26. The Supreme Court itself had pointed out the distinction at page 772. It was said that 'the assessee-firm was, therefore, left only with some property which at one time was a commercial asset but had ceased to be so'. There can be little doubt that at the time when the property or an asset is being sought to be let out, if it has lost the character of a commercial asset, then there can never be a question of letting out a commercial asset which is not in existence at the time when the lease is effected. In the present case, it cannot be said that the commercial asset had lost its character as a commercial asset. It was still capable of being used as a commercial asset by the lessee company.

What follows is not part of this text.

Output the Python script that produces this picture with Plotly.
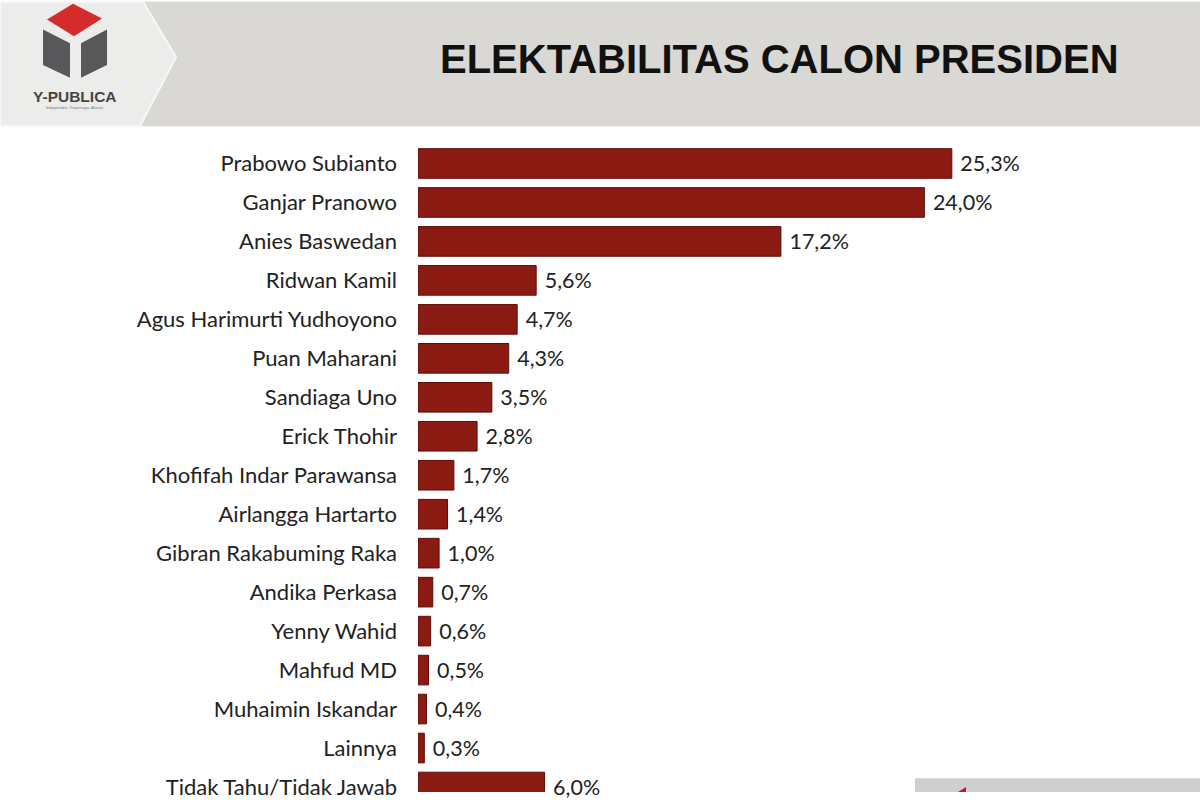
import plotly.graph_objects as go

categories = ["Prabowo Subianto", "Ganjar Pranowo", "Anies Baswedan", "Ridwan Kamil",
              "Agus Harimurti Yudhoyono", "Puan Maharani", "Sandiaga Uno", "Erick Thohir",
              "Khofifah Indar Parawansa", "Airlangga Hartarto", "Gibran Rakabuming Raka",
              "Andika Perkasa", "Yenny Wahid", "Mahfud MD", "Muhaimin Iskandar", "Lainnya",
              "Tidak Tahu/Tidak Jawab"]
values = [25.3, 24.0, 17.2, 5.6, 4.7, 4.3, 3.5, 2.8, 1.7, 1.4, 1.0, 0.7, 0.6, 0.5, 0.4, 0.3, 6.0]
value_labels = [f"{v:.1f}".replace(".", ",") + "%" for v in values]
title_text = "ELEKTABILITAS CALON PRESIDEN"

W, H = 1200, 800
ML, MR, MT, MB = 418, 22, 144, 0
PW, PH = W - ML - MR, H - MT - MB

def X(px):
    return (px - ML) / PW

def Y(py):
    return (H - MB - py) / PH

def path(pts):
    return "M " + " L ".join(f"{X(a):.5f},{Y(b):.5f}" for a, b in pts) + " Z"

fig = go.Figure(go.Bar(
    x=values, y=categories, orientation="h",
    marker=dict(color="#8b1a13", line=dict(color="#5c0d08", width=1)),
    width=0.76,
    text=value_labels, texttemplate="\u00a0%{text}", textposition="outside",
    textfont=dict(family="Lato, Open Sans, sans-serif", size=21.5, color="#222222"),
    cliponaxis=False,
))

shapes = [
    dict(type="rect", xref="paper", yref="paper", x0=X(0), x1=X(W), y0=Y(126), y1=Y(0),
         fillcolor="#d9d8d4", line=dict(width=0), layer="above"),
    dict(type="path", xref="paper", yref="paper",
         path=path([(0, 0), (143, 0), (176, 56), (140, 126), (0, 126)]),
         fillcolor="#ececeb", line=dict(color="#f7f7f7", width=2), layer="above"),
    dict(type="path", xref="paper", yref="paper",
         path=path([(73, 2), (102, 17), (74, 35), (47, 18)]),
         fillcolor="#d42b2b", line=dict(width=0), layer="above"),
    dict(type="path", xref="paper", yref="paper",
         path=path([(43, 28), (70, 42), (70, 77), (43, 64)]),
         fillcolor="#58585a", line=dict(width=0), layer="above"),
    dict(type="path", xref="paper", yref="paper",
         path=path([(107, 28), (81, 42), (81, 77), (107, 64)]),
         fillcolor="#58585a", line=dict(width=0), layer="above"),
    dict(type="rect", xref="paper", yref="paper", x0=X(915), x1=X(W), y0=Y(800), y1=Y(786),
         fillcolor="#cfcfcf", line=dict(width=0), layer="above"),
    dict(type="path", xref="paper", yref="paper",
         path=path([(958, 800), (966, 795), (966, 800)]),
         fillcolor="#c0143c", line=dict(width=0), layer="above"),
]

annotations = [
    dict(text=f"<b>{title_text}</b>", xref="paper", yref="paper", x=X(779), y=Y(58),
         xanchor="center", yanchor="middle", showarrow=False,
         font=dict(family="Liberation Sans, Arial", size=40, color="#111111")),
    dict(text="<b>Y-PUBLICA</b>", xref="paper", yref="paper", x=X(75), y=Y(96),
         xanchor="center", yanchor="middle", showarrow=False,
         font=dict(family="Liberation Sans, Arial", size=15.5, color="#454545")),
    dict(text="Independen. Terpercaya. Akurat.", xref="paper", yref="paper", x=X(75), y=Y(107),
         xanchor="center", yanchor="middle", showarrow=False,
         font=dict(family="Liberation Sans, Arial", size=4, color="#777777")),
]

fig.update_layout(
    width=W, height=H,
    margin=dict(l=ML, r=MR, t=MT, b=MB, pad=0),
    paper_bgcolor="white", plot_bgcolor="white",
    showlegend=False,
    shapes=shapes, annotations=annotations,
    xaxis=dict(range=[0, PW / 21.1], visible=False, fixedrange=True),
    yaxis=dict(type="category", categoryorder="array", categoryarray=categories,
               range=[-0.5 + PH / 39.45, -0.5], showgrid=False, zeroline=False, showline=False,
               ticks="", ticklabelstandoff=20,
               tickfont=dict(family="Lato, Open Sans, sans-serif", size=22, color="#222222")),
)

fig.write_html("out.html")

27. In the instant case, the assessee had admittedly done the business of tobacco redrying for a considerable time. Thereafter, the godowns, factory buildings, plant and machinery were let out to another firm for doing the same business. The assessee had to manage and maintain the plant and machinery in a perfect condition. In our opinion, this activity constitutes the business of the assessee. It is a case where a commercial asset is leased out for the purpose of carrying on the business of redrying. The assets did not cease to be commercial assets merely because they were leased out. So long as a business asset is exploited as such and profits or gains are earned from it, the same are profits and gains of a business in whatever way the owner exploits a commercial asset. He makes profits or gains just the same and he makes the same from and in consequence of running and maintaining a business asset.
28. In this view, we hold that the Tribunal was perfectly justified in directing registration of the firm. It is a firm validly constituted under the provisions of the Partnership Act and as such entitled to registration.
29. We accordingly answer all the four questions in the affirmative, i.e., in favour of the assessee and against the Revenue. No costs. Advocate's fee Rs. 500.